Tornando visíveis as relações e os fluxos
Piso, de Rejane Cantoni e Leonardo Crescenti, inverte o procedimento através do qual McCall produz volumes a partir de sequências de luz em movimento. Na instalação dos dois artistas brasileiros, o gesto do corpo sobre uma estrutura de metal dispara uma onda que reflete na parede lateral do trabalho. A obra constrói uma trama de relações em que os corpos em cima e ao redor da escultura cinética geram uma rede de relações perceptíveis, tornando lúdicos e explícitos os fluxos ali compartilhados.
Inserida em uma pesquisa que estimula formas de expansão dos sentidos (especialmente tato e visão), Piso combina qualidades plásticas e sensórias com uma capacidade ímpar de estimular relacionamentos. É uma obra que sintetiza os cruzamentos entre as poéticas tecnológicas e as formas mais amplas de produção contemporânea – uma marca do duo que, com projetos como Infinito ao Cubo, Solar e Solo, tem se destacado por ressignificar de forma sensível questões centrais da atualidade.

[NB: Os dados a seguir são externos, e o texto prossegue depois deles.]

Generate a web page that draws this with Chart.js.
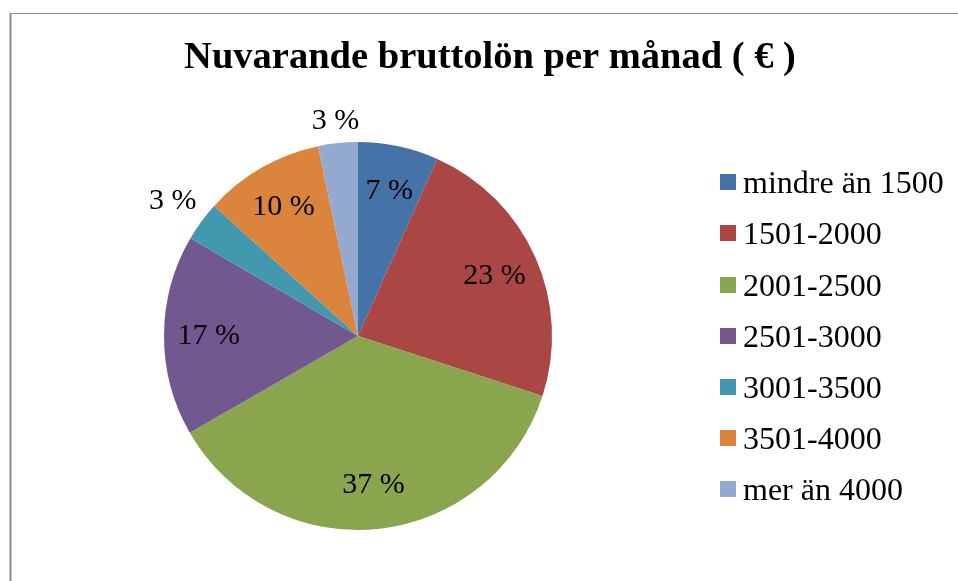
<!DOCTYPE html>
<html><head><meta charset="utf-8">
<script src="https://cdn.jsdelivr.net/npm/chart.js@4.4.0/dist/chart.umd.min.js"></script>
<style>html,body{margin:0;padding:0;background:#fff;} canvas{display:block;}</style>
</head><body>
<canvas id="c" width="958" height="581"></canvas>
<script>
const categories = ['mindre än 1500','1501-2000','2001-2500','2501-3000','3001-3500','3501-4000','mer än 4000'];
const shares = [6.7, 23.3, 36.7, 16.7, 3.3, 10.0, 3.3];
const colors = ['#4572A7','#AA4643','#89A54E','#71588F','#4198AF','#DB843D','#93A9CF'];
const titleText = 'Nuvarande bruttolön per månad ( € )';
const SERIF = '"Liberation Serif","Times New Roman",Times,serif';

const decor = {
  id: 'decor',
  afterDraw(chart) {
    const ctx = chart.ctx;
    ctx.save();
    // frame
    ctx.strokeStyle = '#8c8c8c';
    ctx.lineWidth = 1;
    ctx.beginPath(); ctx.moveTo(10, 13.5); ctx.lineTo(958, 13.5); ctx.stroke();
    ctx.lineWidth = 2;
    ctx.beginPath(); ctx.moveTo(10.5, 13); ctx.lineTo(10.5, 581); ctx.stroke();
    // title
    ctx.fillStyle = '#000';
    ctx.font = 'bold 38.5px ' + SERIF;
    ctx.textAlign = 'center';
    ctx.textBaseline = 'alphabetic';
    ctx.fillText(titleText, 490, 68);
    // legend
    ctx.font = '32px ' + SERIF;
    ctx.textAlign = 'left';
    categories.forEach((c, i) => {
      const cy = 182.3 + i * 51.1;
      ctx.fillStyle = colors[i];
      ctx.fillRect(720, Math.round(cy - 8), 16, 16);
      ctx.fillStyle = '#000';
      ctx.fillText(c, 743, cy + 11);
    });
    // data labels
    const meta = chart.getDatasetMeta(0);
    const total = shares.reduce((a, b) => a + b, 0);
    ctx.font = '30px ' + SERIF;
    ctx.textAlign = 'center';
    ctx.textBaseline = 'middle';
    meta.data.forEach((arc, i) => {
      const p = arc.getProps(['x', 'y', 'startAngle', 'endAngle', 'outerRadius'], true);
      const mid = (p.startAngle + p.endAngle) / 2;
      const txt = Math.round(shares[i] / total * 100) + ' %';
      const w = ctx.measureText(txt).width;
      const cos = Math.cos(mid), sin = Math.sin(mid);
      let r;
      if (shares[i] < 5) {
        const ext = Math.abs(cos) * w / 2 + Math.abs(sin) * 11;
        r = p.outerRadius + 10 + ext;
      } else {
        r = p.outerRadius * 0.77;
      }
      ctx.fillStyle = '#000';
      ctx.fillText(txt, p.x + r * cos, p.y + r * sin + 1);
    });
    ctx.restore();
  }
};

new Chart(document.getElementById('c'), {
  type: 'pie',
  data: {
    labels: categories,
    datasets: [{
      data: shares,
      backgroundColor: colors,
      borderWidth: 0,
      clip: false
    }]
  },
  options: {
    responsive: false,
    animation: false,
    layout: { padding: { left: 164, right: 406, top: 142, bottom: 51 } },
    plugins: { legend: { display: false }, tooltip: { enabled: false }, title: { display: false } }
  },
  plugins: [decor]
});
</script>
</body></html>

Em Solar, as práticas de geolocalização popularizadas por GPSs e mapas online são ponto de partida para uma experiência contundente de posicionamento do corpo — a relação entre o corpo humano e o sol (e, portanto, a referência mais essencial para pensar o lugar do homem no sistema solar). Em Solo, as formas de socialização mediadas por rede ganham novo sentido: o projeto permite às pessoas perceberem qual é seu papel num contexto em que o que um faz modifica o fazer do outro (uma ilustração tangível do que Spinoza descreveu em sua Ética como o poder de afetar e ser afetado marcante nas relações em sociedade).